Harbinger has oracles ready for Binance, Gemini, and OKEx though they’re un-used currently. Finding someone internally to help sponsor running a poster internally to those organizations would allow for multiple price feeds that can be either aggregated together or failed over if an outage occurs. Really any CEX with sufficient liquidity should work, but liquidity depth is extremely important.
We can/should explore other oracles in the ecosystem. Youves uses an oracle called Ubinetic, but after digging into its design I’m not convinced it’s a secure way to post updates since it trusts an android execution engine. It is being run by trusted 3rd parties like Bitcoin Suisse, but knowing nothing of these organizations I’m hesitant to entrust such a critical thing to them. Youves has likely done some work vetting them so this is a potentially viable oracle solution that exists today.
Things like Chainlink coming to Tezos would be a very good solution since it’s currently what’s used by other DeFi protocols in the ETH system. I’m not sure what the status is.
I also have a design for a tez-native alternative to chainlink that exists in essentially “napkin form” with slashing mechanics that would operate in a decentralized way (governed by a DAO). It’d require a lot of eng work to build/test/deploy/etc but it would be a fun project to bring to fruition.

Regardless of which path we decide to work on, we should have clear runbooks and procedures for outages like this. Smaller outages may just be “handle comms and make sure people know” while a longer-term outage (i.e. coinbase deciding to stop supporting the tezos oracle API) may involve something like the break-glass contracts or a multi-sig that can promote a new oracle quicker than the ~1wk turnaround time it takes for the DAO to ratify things.

glcohen · December 10, 2021, 1:51am

Can you expand on the oracles ready for Binance, Gemini, and OKEx?
What does sponsorship / running a poster entail, and what is the financial obligation? Could this be something paid for by the DAO?

fitblip · December 13, 2021, 3:45am

Basically we have some contracts and stuff written for those exchanges’ candle APIs (AFAIK), but getting the signed feed is the real crux of the problem. We’re essentially ready for integration external, but the tricky bit is the internal work needed within these orgs to sign data with a key they control.

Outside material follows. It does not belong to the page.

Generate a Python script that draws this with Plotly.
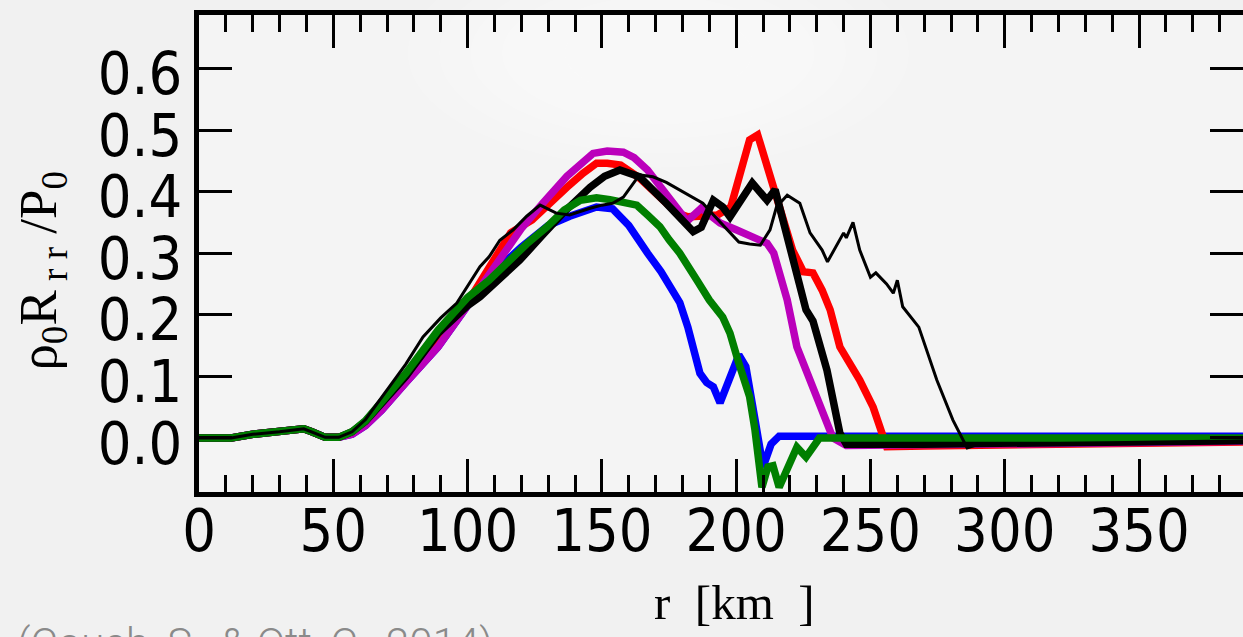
import plotly.graph_objects as go

# ---------------- data ----------------
blue_r = [0, 12, 20, 30, 39, 42, 47, 52, 57, 62, 68, 77, 89, 100, 110, 120, 130, 138, 148, 154, 160, 167,
          172, 179, 182, 186.5, 189, 191.5, 194, 201, 203.6, 207, 210, 213, 216, 230, 300, 395]
blue_y = [0, 0, 0.006, 0.01, 0.015, 0.01, 0.001, 0.001, 0.006, 0.02, 0.045, 0.09, 0.148, 0.215, 0.27, 0.31,
          0.345, 0.36, 0.375, 0.372, 0.345, 0.3, 0.27, 0.22, 0.18, 0.105, 0.09, 0.083, 0.057, 0.135, 0.116,
          0.03, -0.047, -0.01, 0.003, 0.003, 0.003, 0.003]

red_r = [0, 12, 20, 30, 39, 42, 47, 52, 57, 62, 68, 77, 89, 100, 110, 116, 124, 130, 137, 143, 148, 152, 157,
         164, 172, 178, 182, 188, 193, 198, 201, 205, 208, 212.6, 216, 221, 225, 228.6, 232, 235, 238.6, 242,
         246, 251, 256, 270, 320, 395]
red_y = [0, 0, 0.006, 0.01, 0.015, 0.01, 0.001, 0.001, 0.008, 0.024, 0.05, 0.095, 0.155, 0.22, 0.29, 0.333,
         0.354, 0.38, 0.407, 0.43, 0.446, 0.446, 0.443, 0.422, 0.391, 0.365, 0.359, 0.36, 0.362, 0.375, 0.419,
         0.484, 0.492, 0.424, 0.37, 0.305, 0.27, 0.268, 0.24, 0.208, 0.148, 0.125, 0.094, 0.05, -0.014, -0.013,
         -0.01, -0.006]

magenta_r = [0, 12, 20, 30, 39, 42, 47, 52, 57, 62, 68, 77, 89, 100, 110, 120, 128, 137, 146.7, 152, 158, 162,
             167, 172, 177, 181.7, 187, 194, 200, 207.7, 211.5, 214, 216, 219, 222.6, 228.6, 233, 236, 241, 270,
             320, 395]
magenta_y = [0, 0, 0.006, 0.01, 0.015, 0.01, 0.001, 0.001, 0.006, 0.02, 0.045, 0.09, 0.148, 0.215, 0.28, 0.34,
             0.381, 0.425, 0.462, 0.466, 0.464, 0.455, 0.435, 0.407, 0.375, 0.352, 0.373, 0.349, 0.338, 0.325,
             0.316, 0.3, 0.273, 0.224, 0.148, 0.078, 0.03, 0.0, -0.012, -0.012, -0.009, -0.005]

black_r = [0, 12, 20, 30, 39, 42, 47, 52, 57, 62, 68, 77, 89, 100, 104.6, 112, 119.5, 128, 135.5, 145.6, 151,
           156.7, 164, 174, 184, 187, 191.5, 195, 197.7, 206, 209, 211.5, 214.5, 219, 222.6, 226, 228.6, 233.8,
           238.6, 241, 270, 320, 395]
black_y = [0, 0, 0.006, 0.01, 0.015, 0.01, 0.001, 0.001, 0.01, 0.027, 0.055, 0.1, 0.17, 0.215, 0.229, 0.26,
           0.289, 0.33, 0.365, 0.407, 0.425, 0.435, 0.424, 0.381, 0.335, 0.342, 0.386, 0.375, 0.359, 0.414,
           0.398, 0.386, 0.403, 0.326, 0.273, 0.208, 0.19, 0.11, 0.008, -0.01, -0.01, -0.008, -0.004]

green_r = [0, 12, 20, 30, 39, 42, 47, 52, 57, 62, 68, 77, 89, 100, 108, 116, 122, 129.6, 136, 142, 148, 153,
           158, 163, 167, 171.6, 175, 179, 185.4, 190, 195, 197.7, 201, 205, 207, 209.6, 211.8, 213.7, 216, 219,
           222.6, 226, 231, 300, 395]
green_y = [0, 0, 0.006, 0.01, 0.015, 0.01, 0.001, 0.001, 0.01, 0.028, 0.058, 0.105, 0.175, 0.228, 0.256, 0.29,
           0.315, 0.343, 0.37, 0.386, 0.39, 0.387, 0.383, 0.378, 0.362, 0.343, 0.322, 0.3, 0.256, 0.224, 0.196,
           0.17, 0.121, 0.067, 0.013, -0.08, -0.047, -0.045, -0.08, -0.047, -0.015, -0.031, 0.0, 0.0, 0.0]

thin_r = [0, 12, 20, 30, 39, 42, 47, 52, 57, 62, 68, 72, 77, 83.4, 90, 96, 104.6, 108, 112, 117, 122, 127, 133,
          138, 145.6, 150, 154, 158, 164, 169, 174, 179, 184, 187.6, 192, 196.6, 201, 205, 209, 212.6, 215, 219,
          223.7, 227.5, 232, 234, 237, 240, 241, 243.5, 246, 250, 252, 256, 258.5, 260, 262, 268, 274.7, 280.7,
          286, 289.6, 320, 395]
thin_y = [0, 0, 0.006, 0.01, 0.015, 0.01, 0.001, 0.001, 0.01, 0.03, 0.065, 0.09, 0.12, 0.164, 0.195, 0.219,
          0.278, 0.294, 0.321, 0.338, 0.36, 0.378, 0.365, 0.362, 0.373, 0.378, 0.381, 0.391, 0.427, 0.424, 0.415,
          0.403, 0.391, 0.381, 0.36, 0.338, 0.318, 0.315, 0.313, 0.338, 0.375, 0.394, 0.381, 0.333, 0.305, 0.286,
          0.31, 0.333, 0.325, 0.35, 0.305, 0.261, 0.268, 0.25, 0.235, 0.256, 0.213, 0.18, 0.094, 0.029, -0.016,
          -0.011, -0.009, -0.004]

x_ticks = [0, 50, 100, 150, 200, 250, 300, 350]
y_ticks = [0.0, 0.1, 0.2, 0.3, 0.4, 0.5, 0.6]
y_ticklabels = ["0.0", "0.1", "0.2", "0.3", "0.4", "0.5", "0.6"]

# ---------------- figure ----------------
series = [
    (blue_r, blue_y, "#0000ff", 7.5),
    (red_r, red_y, "#ff0000", 7.5),
    (magenta_r, magenta_y, "#bb00bb", 7.5),
    (black_r, black_y, "#000000", 7.5),
    (green_r, green_y, "#007f00", 7.5),
    (thin_r, thin_y, "#000000", 3),
]

fig = go.Figure()
for r, y, c, w in series:
    fig.add_trace(go.Scatter(x=r, y=y, mode="lines", line=dict(color=c, width=w),
                             showlegend=False, hoverinfo="skip"))

tickfont = dict(family="Noto Sans Condensed, DejaVu Sans Condensed, sans-serif", size=59, color="black")

fig.update_xaxes(range=[0, 388.7], tickvals=x_ticks, ticktext=[str(v) for v in x_ticks],
                 ticks="inside", ticklen=33, tickwidth=3, tickcolor="black",
                 minor=dict(dtick=10, tick0=0, ticks="inside", ticklen=17, tickwidth=3, tickcolor="black",
                            showgrid=False),
                 showline=True, linewidth=5, linecolor="black", mirror="ticks",
                 showgrid=False, zeroline=False, tickfont=tickfont, ticklabelstandoff=-17)
fig.update_yaxes(range=[-0.0877, 0.6867], tickvals=y_ticks, ticktext=y_ticklabels,
                 ticks="inside", ticklen=33, tickwidth=3, tickcolor="black",
                 showline=True, linewidth=5, linecolor="black", mirror="ticks",
                 showgrid=False, zeroline=False, tickfont=tickfont, ticklabelshift=5)

# very soft whitish glow in the upper middle of the panel (lighting of the source image)
glow = [(0.24, 0.24), (0.21, 0.21), (0.18, 0.18), (0.15, 0.15), (0.12, 0.12), (0.09, 0.09)]
for rx, ry in glow:
    fig.add_shape(type="circle", xref="paper", yref="paper", x0=0.44 - rx, x1=0.44 + rx,
                  y0=0.92 - ry, y1=0.92 + ry, fillcolor="white", opacity=0.12, line=dict(width=0),
                  layer="below")

serif = "Liberation Serif, DejaVu Serif, serif"
fig.add_annotation(text="ρ<sub>0</sub>R<sub> r r</sub> /P<sub>0</sub>", xref="paper", yref="paper",
                   x=-0.15, y=0.465, xanchor="center", yanchor="middle", textangle=-90,
                   showarrow=False, font=dict(family=serif, size=53, color="black"))
fig.add_annotation(text="r\u00a0\u00a0[km\u00a0\u00a0]", xref="paper", yref="paper",
                   x=0.513, y=-0.232, xanchor="center", yanchor="middle",
                   showarrow=False, font=dict(family=serif, size=49, color="black"))
fig.add_annotation(text="(Couch, S., & Ott, C., 2014)", xref="paper", yref="paper",
                   x=-0.176, y=-0.262, xanchor="left", yanchor="top",
                   showarrow=False, font=dict(family="Roboto, sans-serif", size=42, weight=300,
                                              color="#8a8a8a"))

fig.update_layout(width=1243, height=637, margin=dict(l=199, r=0, t=15, b=145, autoexpand=False),
                  paper_bgcolor="#f1f1f1", plot_bgcolor="#f4f4f4")

fig.write_html("out.html", config={"displayModeBar": False},
               post_script="document.body.style.margin='0';"
                           "document.body.style.overflow='hidden';"
                           "document.body.style.background='#f1f1f1';")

Realistically there’s no real incentive for these orgs to engage to do this sort of signing unless they want to do it as part of a larger oracle feed project (like was the case with Coinbase). Something like chainlink (which AFAIK is now used by basically every defi protocol) would fix all this IMO, but it’s hard to say what sort of lift that’d be, and that works against the odds of an org taking up this torch.